Mayor forms committee to address men’s homelessness

April 29, 2021   ·   0 Comments

By Sam Odrowski

While Orangeville has emergency shelter services for youth, women and children, the issue of men’s homelessness has not yet been addressed.

To take the first step in developing a solution to the problem, Mayor Sandy Brown brought forward a motion at a Council meeting on Monday (April 26) to form a Mayor’s Special Committee on Men’s Homelessness, with the goal of creating a men’s emergency shelter.

A delegation in support of the committee from Terrance Carter of Carters Law and Matthew McLean, Pastor of the Good Friends Fellowship Church, which operates a daily community meal program called the Lighthouse, have both seen the issue of men’s homeless impacting Orangeville firsthand and shared their stories.
“There’s a big hole and a problem to be fixed in our area,” said Mclean. “There is no 100 per cent proof foolproof plan to get everyone off the streets, but there are ways to improve dramatically.”

The Good Friends Fellowship Church began helping individuals who found themselves without a permanent address or lodging last year by putting them up in motels until the County of Dufferin, which runs some homelessness programs, could provide some assistance.

“The news of what we are doing began to spread in the community and soon we had to make some serious decisions on whether we would continue to take on more cases or not,” said McLean.

“Then we approached Teen Ranch and asked if they’d be willing to house some of our patrons there for a short time. I started off with, ‘this is probably a bad idea.’ and then I presented it, which is not a good way to do a pitch, but it went forward. Teen Ranch agreed and we’ve been housing men in that amazing location since late fall 2020.”

Since it launched, a total of 10 men have been housed there and other forms of support have been provided to many more.

The Lighthouse’s meal program currently serves about 25 people per day, which represents a vulnerable sector in Orangeville and the surrounding area. Through the program, Mclean said he’s had the opportunity to hear people’s stories, identify with their challenges, and sympathize with their pain.

During Carter’s delegation to Council, he said over the last seven years, he’s seen several men who are in need of an emergency shelter, often times in the back alley of his building.

His first encounter was with a man named Ben who was curled up in the corner behind Carters Law on 211 Broadway early in the morning at the end of October and was very cold, with nowhere to go. Given the situation, Carter put him up in a motel room and brought him over dinner that night, before connecting him with the County of Dufferin, which provided assistance in the short term.

McLean has been helping Ben more recently and said he use to wander the streets, lonely, talking to himself, but through the work done by volunteers of the Lighthouse, Ben now has his own apartment, works part time and is doing well.

“Another man’s story that’s quite touching too, he lived in a tent at Island Lake for three years and for three years, he had no bath or shower, and if you let that sink in for a little bit, that’s summer and winter,” said McLean.  

The man has since received help and now has his own apartment. He is safe and secure.

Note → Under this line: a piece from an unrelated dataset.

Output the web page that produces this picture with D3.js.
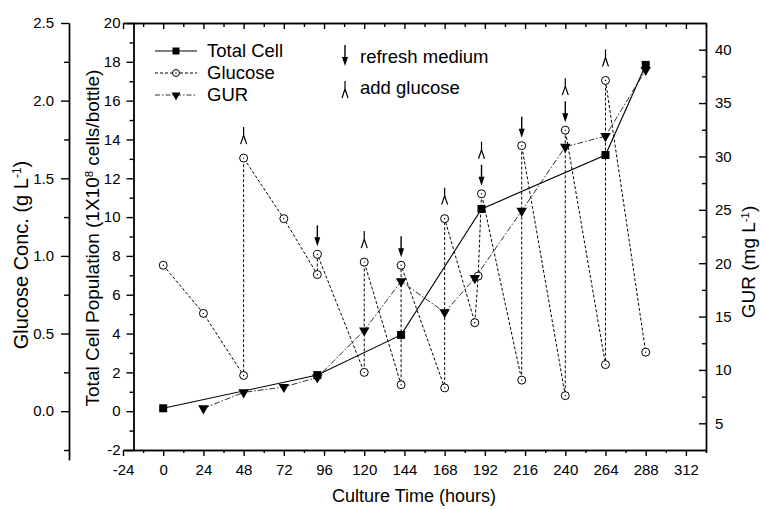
<!DOCTYPE html>
<html>
<head>
<meta charset="utf-8">
<script src="https://cdn.jsdelivr.net/npm/d3@7"></script>
<style>
  body { margin: 0; background: #fff; }
  text { font-family: "Liberation Sans", Arial, sans-serif; fill: #000; }
</style>
</head>
<body>
<div id="chart"></div>
<script>
// values
var cellTime = [0, 92, 142, 190, 264, 288];
var cellValue = [0.15, 1.86, 3.93, 10.42, 13.2, 17.84];

var gluTime = [0, 24, 48, 48, 72, 92, 92, 120, 120, 142, 142, 168, 168, 186, 188, 190, 214, 214, 240, 240, 264, 264, 288];
var gluValue = [0.94, 0.63, 0.23, 1.63, 1.24, 0.88, 1.01, 0.25, 0.96, 0.17, 0.94, 0.15, 1.24, 0.57, 0.87, 1.40, 0.20, 1.71, 0.10, 1.81, 0.30, 2.13, 0.38];

var gurTime = [24, 48, 72, 92, 120, 142, 168, 186, 214, 240, 264, 288];
var gurValue = [6.4, 7.9, 8.4, 9.3, 13.7, 18.3, 15.4, 18.6, 24.9, 30.9, 31.9, 38.1];

// feeding events
var refreshTimes = [92, 142, 190, 214, 240];
var addTimes = [48, 120, 168, 190, 240, 264];

// tick labels
var xTicks = [-24, 0, 24, 48, 72, 96, 120, 144, 168, 192, 216, 240, 264, 288, 312];
var cellTicks = [-2, 0, 2, 4, 6, 8, 10, 12, 14, 16, 18, 20];
var gluTicks = [0, 0.5, 1.0, 1.5, 2.0, 2.5];
var gurTicks = [5, 10, 15, 20, 25, 30, 35, 40];

var width = 765, height = 509;

var svg = d3.select("#chart")
  .append("svg")
    .attr("width", width)
    .attr("height", height);

// scales
var x = d3.scaleLinear().domain([-24, 324]).range([123, 706]);
var yCell = d3.scaleLinear().domain([-2, 20]).range([450, 23]);
var yGlu = d3.scaleLinear().domain([-0.3125, 2.5]).range([yCell(-2.5), 23]);
var yGur = d3.scaleLinear().domain([2.5, 42.5]).range([450, 23]);

function zip(t, v) { return t.map(function(d, i) { return {t: d, v: v[i]}; }); }
var cellData = zip(cellTime, cellValue);
var gluData = zip(gluTime, gluValue);
var gurData = zip(gurTime, gurValue);

// plain hyphen for negatives, like the original
function plain(d) { return String(d); }

function styleAxis(g) {
  g.selectAll("path, line").attr("stroke", "#000").attr("stroke-width", 1.4);
  g.selectAll("text").style("font-size", "15px").attr("fill", "#000");
}

// bottom axis
var xMinor = d3.range(-12, 325, 24);
svg.append("g")
  .attr("transform", "translate(0,450)")
  .call(d3.axisBottom(x).tickValues(xTicks).tickFormat(plain).tickSize(6).tickSizeOuter(0).tickPadding(8))
  .call(styleAxis);
svg.append("g")
  .attr("transform", "translate(0,450)")
  .call(d3.axisBottom(x).tickValues(xMinor.concat([324])).tickSize(3).tickSizeOuter(0).tickFormat(""))
  .call(styleAxis);

// top axis, ticks inward
svg.append("g")
  .attr("transform", "translate(0,23)")
  .call(d3.axisBottom(x).tickValues(xTicks).tickSize(6).tickSizeOuter(0).tickFormat(""))
  .call(styleAxis);
svg.append("g")
  .attr("transform", "translate(0,23)")
  .call(d3.axisBottom(x).tickValues(xMinor).tickSize(4).tickSizeOuter(0).tickFormat(""))
  .call(styleAxis);

// cell population axis
svg.append("g")
  .attr("transform", "translate(133.5,0)")
  .call(d3.axisLeft(yCell).tickValues(cellTicks).tickFormat(plain).tickSize(7).tickSizeOuter(0).tickPadding(6))
  .call(styleAxis);
svg.append("g")
  .attr("transform", "translate(133.5,0)")
  .call(d3.axisLeft(yCell).tickValues(d3.range(-1, 20, 2)).tickSize(4).tickSizeOuter(0).tickFormat(""))
  .call(styleAxis);

// glucose axis
svg.append("g")
  .attr("transform", "translate(69,0)")
  .call(d3.axisLeft(yGlu).tickValues(gluTicks).tickFormat(d3.format(".1f")).tickSize(8).tickSizeOuter(0).tickPadding(7))
  .call(styleAxis);
svg.append("g")
  .attr("transform", "translate(69,0)")
  .call(d3.axisLeft(yGlu).tickValues([-0.25, 0.25, 0.75, 1.25, 1.75, 2.25]).tickSize(5).tickSizeOuter(0).tickFormat(""))
  .call(styleAxis);

// GUR axis, ticks inward
svg.append("g")
  .attr("transform", "translate(706,0)")
  .call(d3.axisRight(yGur).tickValues(gurTicks).tickSize(-7).tickSizeOuter(0).tickPadding(9))
  .call(styleAxis);
svg.append("g")
  .attr("transform", "translate(706,0)")
  .call(d3.axisRight(yGur).tickValues(d3.range(7.5, 40, 5)).tickSize(-4).tickSizeOuter(0).tickFormat(""))
  .call(styleAxis);

// axis titles
function titleWithSup(sel, before, sup, after) {
  sel.append("tspan").text(before);
  sel.append("tspan").attr("dy", "-0.55em").style("font-size", "0.6em").text(sup);
  sel.append("tspan").attr("dy", "0.33em").text(after);
}

svg.append("text")
  .attr("transform", "translate(28,255) rotate(-90)")
  .attr("text-anchor", "middle")
  .style("font-size", "20px")
  .call(titleWithSup, "Glucose Conc. (g L", "-1", ")");

svg.append("text")
  .attr("transform", "translate(99,238) rotate(-90)")
  .attr("text-anchor", "middle")
  .style("font-size", "19px")
  .call(titleWithSup, "Total Cell Population (1X10", "8", " cells/bottle)");

svg.append("text")
  .attr("transform", "translate(755,262) rotate(-90)")
  .attr("text-anchor", "middle")
  .style("font-size", "19px")
  .call(titleWithSup, "GUR (mg L", "-1", ")");

svg.append("text")
  .attr("x", 414)
  .attr("y", 502)
  .attr("text-anchor", "middle")
  .style("font-size", "18px")
  .text("Culture Time (hours)");

// the lines
svg.append("path")
  .datum(gluData)
  .attr("fill", "none")
  .attr("stroke", "#000")
  .attr("stroke-width", 1)
  .attr("stroke-dasharray", "3,2")
  .attr("d", d3.line().x(function(d) { return x(d.t); }).y(function(d) { return yGlu(d.v); }));

svg.append("path")
  .datum(gurData)
  .attr("fill", "none")
  .attr("stroke", "#333")
  .attr("stroke-width", 1)
  .attr("stroke-dasharray", "6,2,1.5,2")
  .attr("d", d3.line().x(function(d) { return x(d.t); }).y(function(d) { return yGur(d.v); }));

svg.append("path")
  .datum(cellData)
  .attr("fill", "none")
  .attr("stroke", "#000")
  .attr("stroke-width", 1.1)
  .attr("d", d3.line().x(function(d) { return x(d.t); }).y(function(d) { return yCell(d.v); }));

// markers
function circleMark(g, cx, cy, r) {
  g.append("circle").attr("cx", cx).attr("cy", cy).attr("r", r)
    .attr("fill", "#fff").attr("stroke", "#000").attr("stroke-width", 1);
  g.append("circle").attr("cx", cx).attr("cy", cy).attr("r", 0.7).attr("fill", "#000");
}
function squareMark(g, cx, cy, s) {
  g.append("path")
    .attr("transform", "translate(" + cx + "," + cy + ")")
    .attr("d", d3.symbol().type(d3.symbolSquare).size(s * s)())
    .attr("fill", "#000");
}
function triangleMark(g, cx, cy, w) {
  g.append("path")
    .attr("transform", "translate(" + cx + "," + cy + ") rotate(180)")
    .attr("d", d3.symbol().type(d3.symbolTriangle).size(Math.sqrt(3) / 4 * w * w)())
    .attr("fill", "#000");
}

var marks = svg.append("g");
gluData.forEach(function(d) { circleMark(marks, x(d.t), yGlu(d.v), 4); });
gurData.forEach(function(d) { triangleMark(marks, x(d.t), yGur(d.v), 10.5); });
cellData.forEach(function(d) { squareMark(marks, x(d.t), yCell(d.v), 8); });

// feeding symbols
function downArrow(g, cx, tip) {
  g.append("line").attr("x1", cx).attr("x2", cx).attr("y1", tip - 21).attr("y2", tip - 6)
    .attr("stroke", "#000").attr("stroke-width", 1.4);
  g.append("path")
    .attr("d", "M" + (cx - 3) + "," + (tip - 9) + "L" + (cx + 3) + "," + (tip - 9) + "L" + cx + "," + tip + "Z")
    .attr("fill", "#000");
}
function addMark(g, cx, base) {
  g.append("path")
    .attr("d", "M" + cx + "," + (base - 17) + "V" + (base - 8) +
               "M" + (cx - 3) + "," + base + "L" + cx + "," + (base - 9) + "L" + (cx + 3) + "," + base)
    .attr("fill", "none")
    .attr("stroke", "#000")
    .attr("stroke-width", 1.2);
}
function topGlucose(t) {
  return yGlu(d3.max(gluData.filter(function(d) { return d.t === t; }), function(d) { return d.v; }));
}

var notes = svg.append("g");
refreshTimes.forEach(function(t) { downArrow(notes, x(t), topGlucose(t) - 8); });
addTimes.forEach(function(t) {
  var cy = topGlucose(t);
  var base = refreshTimes.indexOf(t) >= 0 ? cy - 35 : cy - 14;
  addMark(notes, x(t), base);
});

// legend
var legend = svg.append("g");
var rows = [
  {label: "Total Cell", y: 51, dash: null, color: "#000"},
  {label: "Glucose", y: 73, dash: "3,2", color: "#000"},
  {label: "GUR", y: 95, dash: "5,2,1.5,2", color: "#333"}
];
rows.forEach(function(r, i) {
  legend.append("line")
    .attr("x1", 155).attr("x2", 197).attr("y1", r.y).attr("y2", r.y)
    .attr("stroke", r.color).attr("stroke-width", 1)
    .attr("stroke-dasharray", r.dash);
  if (i === 0) squareMark(legend, 176, r.y, 7);
  if (i === 1) circleMark(legend, 176, r.y, 3.5);
  if (i === 2) triangleMark(legend, 176, r.y, 9);
  legend.append("text")
    .attr("x", 207).attr("y", r.y).attr("dy", "0.35em")
    .style("font-size", "18.5px")
    .text(r.label);
});

downArrow(legend, 345, 66);
legend.append("text").attr("x", 360).attr("y", 57).attr("dy", "0.35em")
  .style("font-size", "18.5px").text("refresh medium");
addMark(legend, 345, 98);
legend.append("text").attr("x", 360).attr("y", 88).attr("dy", "0.35em")
  .style("font-size", "18.5px").text("add glucose");
</script>
</body>
</html>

But there are many who face a similar struggle.

“One of our cases lived out of a storage unit here in Orangeville and they’ve been there for some time until he slipped in early spring on ice, cracking his head and ending up with some head trauma,” McLean recalled. “They’re still investigating further the severity of the damages and he is with us still right now presently, at Teen Ranch, part of the Lighthouse initiative.”

The last case McLean shared with Orangeville Council was about a young man in his early 30s with a wife and two kids who lost his job.

“His home and family life falls apart, he moves out, but with no income or supports around him to take care of his basic needs, he finds himself on the streets,” McLean noted. “He is with us at Teen Ranch. He has a job interview tomorrow [April 27], pray for him.”

Coun. Debbie Sherwood, who volunteers at the Orangeville Food Bank, said she offered a ride home to one of their clients and because he had no fixed address, he asked to be dropped off in the forest behind the industrial park area of town.

“It broke my heart. He had nowhere to go… and I thought to myself, how fortunate was I to have a home address to go to,” she remarked.

The agreement with Teen Ranch to house those who are homeless will continue for one more month, unless they cannot operate their summer programs due to the COVID-19 pandemic, so McLean is looking at alternatives going forward.

He noted that the Lighthouse’s efforts through Teen Ranch are great for short and midterm transitional housing but a permanent men’s emergency shelter is needed to truly address homelessness.

Another issue with the current system that supports homeless individuals is that while the County of Dufferin provides motel vouchers, they’re only given out to people who have been homeless for at least 14 days.

“That’s 14 days of on the streets with no fixed address and that’s really difficult sometimes,” said McLean. “It is difficult for the county, it’s difficult for us. It’s difficult for anyone that has seen it.”

When asked if the pandemic has worsened homelessness locally, McLean says it has but the issue has been growing for several years.

The next steps for the Mayor’s Special Committee on Men’s Homelessness are to develop a term of reference and put out a request for volunteers.

More information regarding the committee will be released as it becomes available.